The red truck is registered to a Joseph Smith. That’s what the slip of paper in the glove compartment says. The imprint also comes back to Joseph Smith. The VIN number inside the door is tied to a red Dodge Dakota that was sold by Rocket Pit Stop motors to one Joseph Smith in 2001. Even Joseph Smith, the young man driving the Dakota is carrying a license that belongs to Joseph Smith, a man with a social security number and a DL number and who somewhere has a birth certificate that says he was born in 1973 in Cullman City at St. Mary’s Hospital, and probably has drawers full of legally-binding documents that belong to someone else other than the young man driving the red Dakota right now.
His name is Jose, and he is lucky, very lucky to have only two letters to add to his name and an accent designate to take away, and to look exactly like a man who has almost the same name as him; indeed he is very similar, except that he was born in Idaho, and Jose was born in Mexico.
“That’s why they call me a cowboy, baby….
riding at night ’cause I sleep all day…”
The windows are down and Jose is driving south. He is speeding and it is a beautiful day. He has his windows down and is letting the wind play with his hair, and he is glad because it is his sister’s birthday.

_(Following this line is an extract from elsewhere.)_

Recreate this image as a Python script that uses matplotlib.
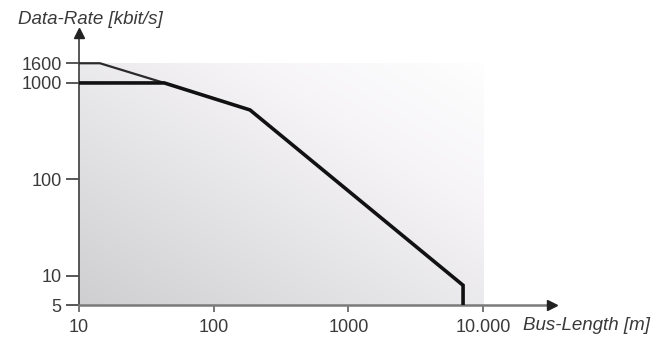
import numpy as np
import matplotlib
matplotlib.use("Agg")
import matplotlib.pyplot as plt
from matplotlib.colors import LinearSegmentedColormap

# Data
main_len = [10, 43, 186, 7100, 7100]          # bus length [m]
main_rate = [1000, 1000, 525, 8, 5]           # data rate [kbit/s]
upper_len = [10, 14.3, 43]
upper_rate = [1600, 1600, 1000]
x_ticks = [10, 100, 1000, 10000]
x_ticklabels = ["10", "100", "1000", "10.000"]
y_ticks = [5, 10, 100, 1000, 1600]
y_ticklabels = ["5", "10", "100", "1000", "1600"]

plt.rcParams['font.family'] = ['Liberation Sans', 'DejaVu Sans']
W, H = 655, 341
fig = plt.figure(figsize=(W / 100, H / 100), dpi=100)
left, right, bottom, top = 79, 552, 305, 33
ax = fig.add_axes([left / W, (H - bottom) / H, (right - left) / W, (bottom - top) / H])
ax.set_xscale('log')
ax.set_yscale('log')
xmax = 10 ** (1 + (right - left) / 134.7)
ymax = 10 ** (np.log10(5) + (bottom - top) / 96.5)
ax.set_xlim(10, xmax)
ax.set_ylim(5, ymax)

# gradient shading region (10..10000 m, 5..1600 kbit/s) in axes fractions
fx = np.log10(10000 / 10) / np.log10(xmax / 10)
fy = np.log10(1600 / 5) / np.log10(ymax / 5)
n = 200
u = np.linspace(0, 1, n)[None, :]
v = np.linspace(0, 1, n)[:, None]
t = (u + v) / 2
cmap = LinearSegmentedColormap.from_list(
    'g', [(0.0, '#cfcfd1'), (0.4, '#e5e4e7'), (0.7, '#f6f4f7'), (1.0, '#fefefe')])
ax.imshow(t, origin='lower', extent=(0, fx, 0, fy), aspect='auto',
          transform=ax.transAxes, cmap=cmap, vmin=0, vmax=1,
          interpolation='bilinear', zorder=0)
ax.set_xlim(10, xmax)
ax.set_ylim(5, ymax)

ax.plot(upper_len, upper_rate, color='#2a2a2a', lw=1.6, zorder=3, solid_joinstyle='round')
ax.plot(main_len, main_rate, color='#111111', lw=2.6, zorder=4, solid_joinstyle='miter')

for s in ['top', 'right']:
    ax.spines[s].set_visible(False)
ax.spines['left'].set_color('#4a4a4a')
ax.spines['left'].set_linewidth(1.3)
ax.spines['bottom'].set_color('#7a7a7a')
ax.spines['bottom'].set_linewidth(1.8)

ax.set_xticks(x_ticks)
ax.set_xticklabels(x_ticklabels)
ax.set_yticks(y_ticks)
ax.set_yticklabels(y_ticklabels)
ax.minorticks_off()
ax.tick_params(axis='y', length=9.5, width=1.3, color='#4a4a4a', pad=3,
               labelsize=13, labelcolor='#3a3a3a')
ax.tick_params(axis='x', length=5, width=1.3, color='#6a6a6a', pad=5,
               labelsize=13, labelcolor='#3a3a3a')

# arrow heads
ax.plot(1, 0, marker='>', color='#222222', markersize=7, transform=ax.transAxes,
        clip_on=False, zorder=5)
ax.plot(0, 1, marker='^', color='#222222', markersize=7, transform=ax.transAxes,
        clip_on=False, zorder=5)

fig.text(18 / W, 1 - 20 / H, "Data-Rate [kbit/s]", fontsize=13.5, style='italic',
         color='#3a3a3a', ha='left', va='center')
fig.text(650 / W, 1 - 325 / H, "Bus-Length [m]", fontsize=13.5, style='italic',
         color='#3a3a3a', ha='right', va='center')

fig.savefig('out.png', dpi=100, facecolor='white')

He thinks about the place they will meet that the fence divides down the middle. Half of them are on one side, and half of them are on the other.
If half of your family were on the other side of the fence, and you cried every April 22nd because you watched your mom try not to cry while she held your sister’s hand through a chain link fence?
The though popped out of nowhere and had nothing to do with what was happening only a few seconds before. He had his music playing through an Ipod Race, and his mood to urge and listen to Kid Rock songs that he didn’t know the American Boys laughed about had changed along with song.